The only trials and tribulations these athletes face are the ones on the field and the ones which are presented by their respective cultures.
It seemed as if mercy had shown Sean Taylor the way, that he was in accord with what had to be done to live a proper life. Perhaps we as fans and organizations should learn from Taylor’s mistakes.
Do people really expect a man who hailed from an urban jungle to receive a seven figure income and suddenly adapt to the, dare I say, civilized world over night? Someone is at fault here, the league, individual teams, someone.
These people were conditioned to break the law by based on the conditions of their upbringing. For that, people like Plaxico deserve mercy, but the truth is that they have broken the law.

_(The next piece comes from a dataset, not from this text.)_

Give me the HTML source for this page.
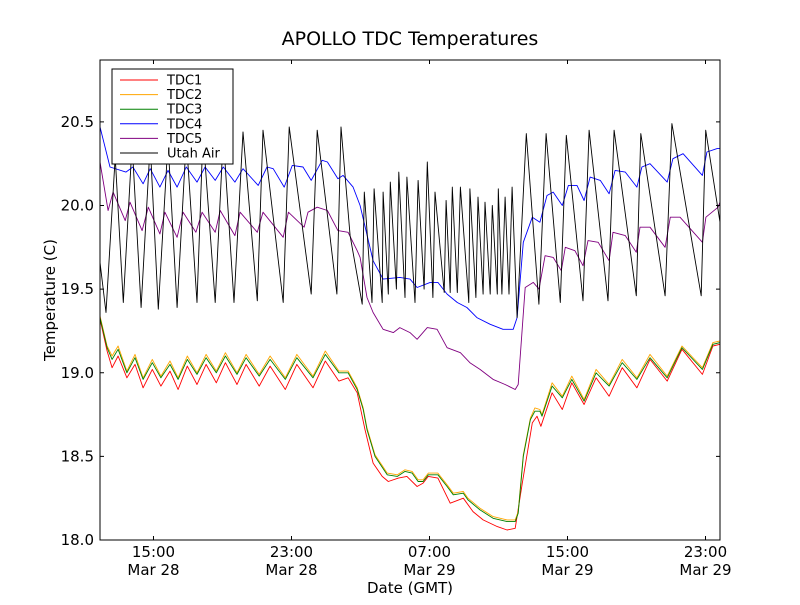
<!DOCTYPE html>
<html><head><meta charset="utf-8"><style>
body{margin:0;background:#fff;}
svg text{font-family:"DejaVu Sans","Liberation Sans",sans-serif;}
</style></head><body>
<svg id="chart" width="800" height="600" xmlns="http://www.w3.org/2000/svg">
<rect width="800" height="600" fill="#fff"/>
<text x="410" y="45" font-size="19" text-anchor="middle">APOLLO TDC Temperatures</text>
<g id="plot"></g>
<g id="axes"></g>
<text x="410" y="593" font-size="15" text-anchor="middle">Date (GMT)</text>
<text x="0" y="0" font-size="15" text-anchor="middle" transform="translate(55,300) rotate(-90)">Temperature (C)</text>
<g id="legend"></g>
</svg>
<script>
// time in hours since Mar 28 00:00 GMT; temperatures in °C
const yTicks = [18.0, 18.5, 19.0, 19.5, 20.0, 20.5];
const xTicks = [15, 23, 31, 39, 47];
const xTickTimes = ["15:00", "23:00", "07:00", "15:00", "23:00"];
const xTickDates = ["Mar 28", "Mar 28", "Mar 29", "Mar 29", "Mar 29"];
const seriesNames = ["TDC1", "TDC2", "TDC3", "TDC4", "TDC5", "Utah Air"];

const tLow = [11.90,12.31,12.60,12.95,13.46,13.93,14.40,14.93,15.43,15.96,16.43,16.96,17.52,18.05,18.64,19.17,19.84,20.37,21.13,21.76,22.64,23.31,24.25,24.96,25.75,26.28,26.81,27.16,27.38,27.84,28.55,29.14,29.58,29.99,30.34,30.63,30.93,31.49,32.02,32.38,32.96,33.23,33.93,34.69,35.50,35.97,36.14,36.44,36.85,37.11,37.40,37.52,38.11,38.70,39.25,39.96,40.66,41.41,42.17,43.02,43.78,44.78,45.64,46.82,47.43,47.84];
const tdc3 = [19.33,19.15,19.08,19.14,19.00,19.09,18.96,19.06,18.97,19.05,18.96,19.08,18.99,19.09,19.00,19.10,18.99,19.09,18.98,19.08,18.96,19.09,18.97,19.11,19.00,19.00,18.90,18.78,18.66,18.50,18.39,18.38,18.41,18.40,18.35,18.35,18.39,18.39,18.32,18.27,18.28,18.24,18.18,18.13,18.11,18.11,18.16,18.50,18.72,18.77,18.77,18.74,18.92,18.85,18.96,18.83,19.00,18.92,19.06,18.96,19.09,18.97,19.15,19.02,19.17,19.18];
const tdc2 = [19.34,19.16,19.10,19.16,19.01,19.11,18.97,19.08,18.98,19.07,18.97,19.10,19.00,19.11,19.01,19.12,19.00,19.11,18.99,19.10,18.97,19.11,18.98,19.13,19.01,19.01,18.91,18.79,18.67,18.51,18.40,18.39,18.42,18.41,18.36,18.36,18.40,18.40,18.33,18.28,18.29,18.25,18.19,18.14,18.12,18.12,18.17,18.51,18.73,18.79,18.78,18.75,18.94,18.86,18.98,18.84,19.02,18.93,19.08,18.97,19.11,18.98,19.16,19.03,19.18,19.19];
const tRed = [11.90,12.31,12.60,12.95,13.46,13.93,14.40,14.93,15.43,15.96,16.43,16.96,17.52,18.05,18.64,19.17,19.84,20.37,21.13,21.76,22.64,23.31,24.25,24.96,25.75,26.28,26.81,27.26,27.73,28.26,28.61,29.20,29.69,30.28,30.63,30.93,31.49,32.20,32.96,33.52,34.11,34.93,35.50,35.97,36.38,36.96,37.23,37.46,38.11,38.70,39.25,39.96,40.66,41.41,42.17,43.02,43.78,44.78,45.64,46.82,47.43,47.84];
const tdc1 = [19.32,19.13,19.03,19.10,18.97,19.05,18.91,19.02,18.92,19.01,18.90,19.04,18.93,19.05,18.94,19.06,18.93,19.05,18.92,19.04,18.90,19.05,18.91,19.07,18.95,18.97,18.88,18.66,18.46,18.38,18.35,18.37,18.38,18.32,18.34,18.38,18.37,18.22,18.25,18.17,18.12,18.08,18.06,18.07,18.34,18.70,18.74,18.68,18.88,18.78,18.94,18.81,18.97,18.86,19.03,18.91,19.08,18.95,19.14,18.99,19.16,19.17];
const tBlue = [11.90,12.48,13.40,13.81,14.40,14.81,15.37,15.84,16.37,16.90,17.52,17.99,18.58,19.05,19.72,20.19,21.07,21.58,21.94,22.58,23.05,23.67,24.14,24.78,25.08,25.69,25.99,26.57,26.98,27.73,28.31,29.28,29.87,30.28,31.04,31.49,32.02,32.61,33.17,33.75,34.52,35.26,35.85,36.08,36.44,36.96,37.40,37.81,38.17,38.70,39.05,39.55,39.96,40.31,40.90,41.41,41.76,42.35,43.02,43.31,43.78,44.78,45.11,45.70,46.82,47.08,47.67,47.84];
const tdc4 = [20.47,20.23,20.20,20.23,20.13,20.22,20.11,20.21,20.11,20.23,20.14,20.23,20.15,20.23,20.14,20.22,20.12,20.23,20.22,20.11,20.24,20.23,20.15,20.27,20.26,20.16,20.18,20.11,20.00,19.67,19.56,19.57,19.56,19.51,19.54,19.54,19.47,19.42,19.39,19.33,19.29,19.26,19.26,19.33,19.78,19.93,19.90,20.06,20.08,20.00,20.12,20.12,20.03,20.17,20.15,20.07,20.21,20.20,20.11,20.23,20.25,20.14,20.28,20.31,20.18,20.32,20.34,20.34];
const tPurple = [11.90,12.37,12.66,13.36,13.64,14.34,14.70,15.37,15.66,16.37,16.72,17.46,17.82,18.58,18.87,19.72,20.02,21.02,21.35,22.52,22.82,23.73,23.96,24.49,25.08,25.69,26.28,26.81,26.98,27.38,27.73,28.31,28.90,29.28,29.87,30.28,30.87,31.44,32.02,32.79,33.34,33.93,34.69,35.38,35.97,36.14,36.38,36.55,37.02,37.35,37.70,38.17,38.64,38.87,39.43,39.90,40.19,40.78,41.41,41.64,42.35,42.99,43.20,43.78,44.66,44.96,45.52,46.82,47.02,47.73,47.84];
const tdc5 = [20.26,19.97,20.08,19.91,20.02,19.85,19.99,19.83,19.96,19.81,19.96,19.84,19.96,19.84,19.97,19.82,19.96,19.84,19.96,19.81,19.96,19.87,19.96,19.99,19.97,19.85,19.84,19.73,19.69,19.45,19.36,19.26,19.24,19.27,19.24,19.20,19.27,19.26,19.15,19.12,19.06,19.02,18.96,18.93,18.90,18.93,19.27,19.51,19.54,19.50,19.70,19.69,19.61,19.75,19.73,19.64,19.79,19.78,19.67,19.84,19.82,19.72,19.87,19.87,19.75,19.93,19.93,19.78,19.93,19.99,20.02];
const tAir = [11.90,12.25,12.78,13.25,13.76,14.28,14.81,15.28,15.84,16.37,16.90,17.52,17.87,18.58,19.05,19.67,20.19,21.02,21.35,22.52,22.87,24.14,24.49,25.63,25.87,26.40,27.10,27.22,27.67,27.79,28.26,28.31,28.61,28.73,29.08,29.22,29.58,29.69,30.16,30.34,30.69,30.87,31.20,31.32,31.85,31.96,32.20,32.32,32.61,32.79,33.28,33.34,33.69,33.81,34.11,34.22,34.52,34.64,34.93,34.99,35.20,35.38,35.61,35.79,36.08,36.61,37.34,37.76,38.58,38.93,39.90,40.25,41.35,41.70,42.99,43.25,44.66,45.05,46.75,47.01,47.84];
const utahAir = [19.66,19.36,20.29,19.42,20.37,19.39,20.37,19.38,20.38,19.39,20.40,19.42,20.43,19.42,20.42,19.42,20.44,19.43,20.45,19.42,20.47,19.47,20.45,19.47,20.47,19.82,19.41,20.08,19.42,20.10,19.42,20.08,19.47,20.14,19.50,20.20,19.45,20.17,19.42,20.15,19.50,20.26,19.45,20.08,19.48,20.03,19.48,20.11,19.48,20.11,19.42,20.10,19.45,20.05,19.47,20.02,19.47,20.00,19.47,20.10,19.47,20.05,19.47,20.11,19.33,20.43,19.41,20.43,19.42,20.42,19.43,20.45,19.43,20.45,19.46,20.43,19.46,20.49,19.46,20.45,19.90];

const L=100,R=720,T=60,B=540, tMin=11.90, tMax=47.84, vMin=18.0, vMax=20.87;
const X = t => L + (t - tMin) / (tMax - tMin) * (R - L);
const Y = v => B - (v - vMin) / (vMax - vMin) * (B - T);
const NS="http://www.w3.org/2000/svg";
function mk(tag, attrs, parent){const e=document.createElementNS(NS,tag);for(const k in attrs)e.setAttribute(k,attrs[k]);parent.appendChild(e);return e;}
const plot=document.getElementById('plot'), axes=document.getElementById('axes'), legend=document.getElementById('legend');
const cp=mk('clipPath',{id:'clip'},plot);
mk('rect',{x:L,y:T,width:R-L,height:B-T},cp);

const series=[
 {name:'tdc1-line',t:tRed,v:tdc1,c:'#ff0000'},
 {name:'tdc2-line',t:tLow,v:tdc2,c:'#ffa500'},
 {name:'tdc3-line',t:tLow,v:tdc3,c:'#008000'},
 {name:'tdc4-line',t:tBlue,v:tdc4,c:'#0000ff'},
 {name:'tdc5-line',t:tPurple,v:tdc5,c:'#800080'},
 {name:'utah-air-line',t:tAir,v:utahAir,c:'#000000'}];
series.forEach(s=>{
 const d=s.t.map((t,i)=>(i?'L':'M')+X(t).toFixed(1)+','+Y(s.v[i]).toFixed(1)).join('');
 const p=mk('path',{d:d,fill:'none',stroke:s.c,'stroke-width':0.9,'stroke-linejoin':'round','clip-path':'url(#clip)'},plot);
 
 
});

const frame=mk('rect',{x:L,y:T,width:R-L,height:B-T,fill:'none',stroke:'#000','stroke-width':1},axes);


yTicks.forEach(v=>{
 const y=Y(v);
 mk('line',{x1:L,x2:L+4,y1:y,y2:y,stroke:'#000'},axes);
 mk('line',{x1:R-4,x2:R,y1:y,y2:y,stroke:'#000'},axes);
 const tx=mk('text',{x:L-6,y:y+5,'font-size':15,'text-anchor':'end'},axes);
 tx.textContent=v.toFixed(1);
 
 
});
xTicks.forEach((t,i)=>{
 const x=X(t);
 mk('line',{x1:x,x2:x,y1:B,y2:B-4,stroke:'#000'},axes);
 mk('line',{x1:x,x2:x,y1:T,y2:T+4,stroke:'#000'},axes);
 const a=mk('text',{x:x,y:557,'font-size':15,'text-anchor':'middle'},axes);
 a.textContent=xTickTimes[i];
 
 
 const b=mk('text',{x:x,y:575,'font-size':15,'text-anchor':'middle'},axes);
 b.textContent=xTickDates[i];
 
 
});

const box=mk('rect',{x:112,y:69,width:121,height:95,fill:'#fff',stroke:'#000','stroke-width':1},legend);


seriesNames.forEach((n,i)=>{
 const y=80+i*14.6;
 const g=mk('g',{},legend);
 
 
 mk('line',{x1:120,x2:158,y1:y,y2:y,stroke:series[i].c,'stroke-width':1},g);
 const tx=mk('text',{x:167,y:y+4.5,'font-size':13},g);
 tx.textContent=n;
});
</script>
</body></html>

The Giants as well as New York’s district attorneys are faced with a unique situation, a situation in which they will administer either mercy or justice to Plaxico Burress. When considering which (mercy or justice) they will treat him with, the truth lies not in an absolute approach but rather, one which utilizes mercy and justice.
In the wake of Plaxico’s court date being pushed back, it would seem as if his attorney Benjamin Brafman is trying to accomplish one of two things: getting a split sentence for Plaxico or an alternate plea that would include community service and some prison time.
For Plaxico’s ability to receive a plea bargain (in whatever form), and even possibly return to football, we should not be condemning our legal system, but praising it. The courts will decide his fate, and if the punishment fits the crime. None of us are in a position to judge him, but they do what they can.
In the end, the same thing which damned Burress may be his saving grace, money. Big money equals big mistakes, but also big time lawyers. With that, he has a fighting chance to save himself and learn in the process.
We should all learn a lesson from the tragic incidents which have struck some of our favorite players. Unfortunately for some, all we can do is keep them in our thoughts and prayers.